Findon is a semi-rural clustered village and civil parish in the Arun District of West Sussex, England, 4 miles (6.4 km) north of Worthing.


Map of Findon, Worthing, UK


An electoral ward in the same name. This ward stretches south west to Patching with a total ward population as at the 2011 census of 2,557.


The parish is on the slopes of and between two hills: Cissbury with its iron age hill fort to the east and a steep knoll Church Hill to the west. A further escarpment to the West and North stretches along the borders of the area. On the two named hills are remains of prehistoric flint mines where shafts were sunk about 40 feet (12 metres) to reach the best seams of flint which were mined from radiating galleries. The village is now bypassed by the A24 as it crosses the South Downs: the bypass was constructed in 1938. A modern settlement to the south of the village, inside the boundary of the Borough of Worthing is called Findon Valley. The parish is settled as a nucleated village at between 39 and 84m above sea level (Ordnance Datum) and the South Downs rise to 170 and 181 metres to west and east respectively.
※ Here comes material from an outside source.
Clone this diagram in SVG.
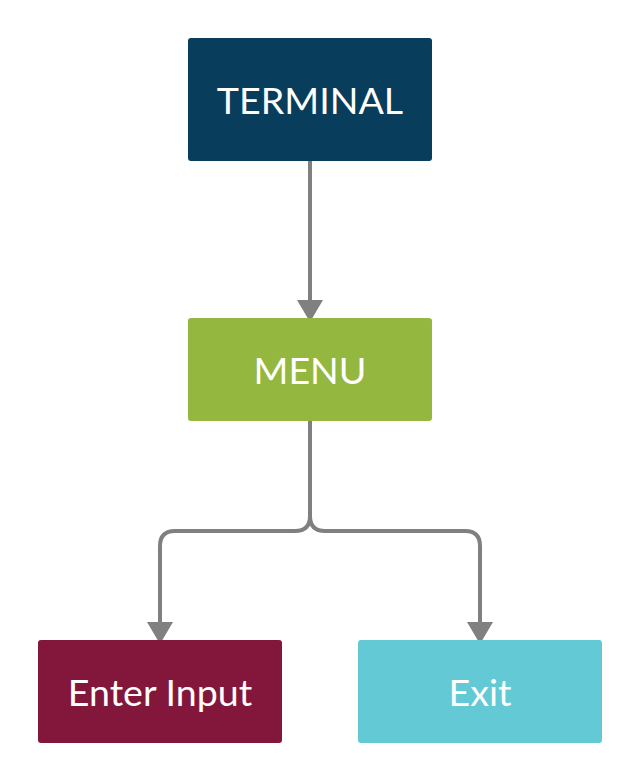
<svg xmlns="http://www.w3.org/2000/svg" width="640" height="782" viewBox="0 0 640 782">
<style>
.box{stroke:none}
.lbl{font-family:Lato,"Open Sans",sans-serif;font-size:37.6px;fill:#ffffff;text-anchor:middle;dominant-baseline:central}
.conn{fill:none;stroke:#808080;stroke-width:4}
.head{fill:#808080}
</style>
<rect width="640" height="782" fill="#ffffff"/>
<g id="connectors">
<path class="conn" d="M310,160 V300"/>
<path class="head" d="M297,300 L323,300 L310,322 Z"/>
<path class="conn" d="M310,421 V516 Q310,531 295,531 H175 Q160,531 160,546 V623"/>
<path class="conn" d="M310,421 V516 Q310,531 325,531 H465 Q480,531 480,546 V623"/>
<path class="head" d="M147,622 L173,622 L160,644 Z"/>
<path class="head" d="M467,622 L493,622 L480,644 Z"/>
</g>
<g id="terminal">
<rect class="box" x="188" y="38" width="244" height="123" rx="3" fill="#083d5c"/>
<text class="lbl" x="310" y="99">TERMINAL</text>
</g>
<g id="menu">
<rect class="box" x="188" y="318" width="244" height="103" rx="3" fill="#94b83f"/>
<text class="lbl" x="310" y="369">MENU</text>
</g>
<g id="enter-input">
<rect class="box" x="38" y="640" width="244" height="103" rx="3" fill="#82163b"/>
<text class="lbl" x="160" y="691">Enter Input</text>
</g>
<g id="exit">
<rect class="box" x="358" y="640" width="244" height="103" rx="3" fill="#63c9d5"/>
<text class="lbl" x="480" y="691">Exit</text>
</g>
</svg>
Contiguously to the south-east is the sole sub-locality, Nepcote which faces Nepcote Green, the public parkland venue for the annual Findon sheep fair held in early September. Originally a charter fair dating from as early as 1261 many thousands of sheep were penned on the green for sale in earlier times. Wooden hurdles for pens were stored in the purpose built Wattle House on the green which also included living accommodation. Nowadays the fair is a sheep show and funfair.


The parish church, dedicated to St John the Baptist, stands to the west of the village and the A24 road near the 18th century mansion Findon Place. The church is built of flint to an unusual design, the nave and north aisle having been given a single span roof with king-posts resting on the arcade, probably in the 15th century. The screen is a rare 13th century example, but heavily restored. There are four public houses, the Gun Inn, the Black Horse, the Village House, the Snooty Fox (part of the Findon Manor Hotel) all of which are located in High Street. The village has a small primary school, situated on School Hill, called Saint John the Baptist. It boasts many annual events, including a fireworks display and May Day celebrations.

Sport and recreation

The Monarch's Way long-distance footpath crosses the village which is the only significant settlement on the route between Arundel and Bramber.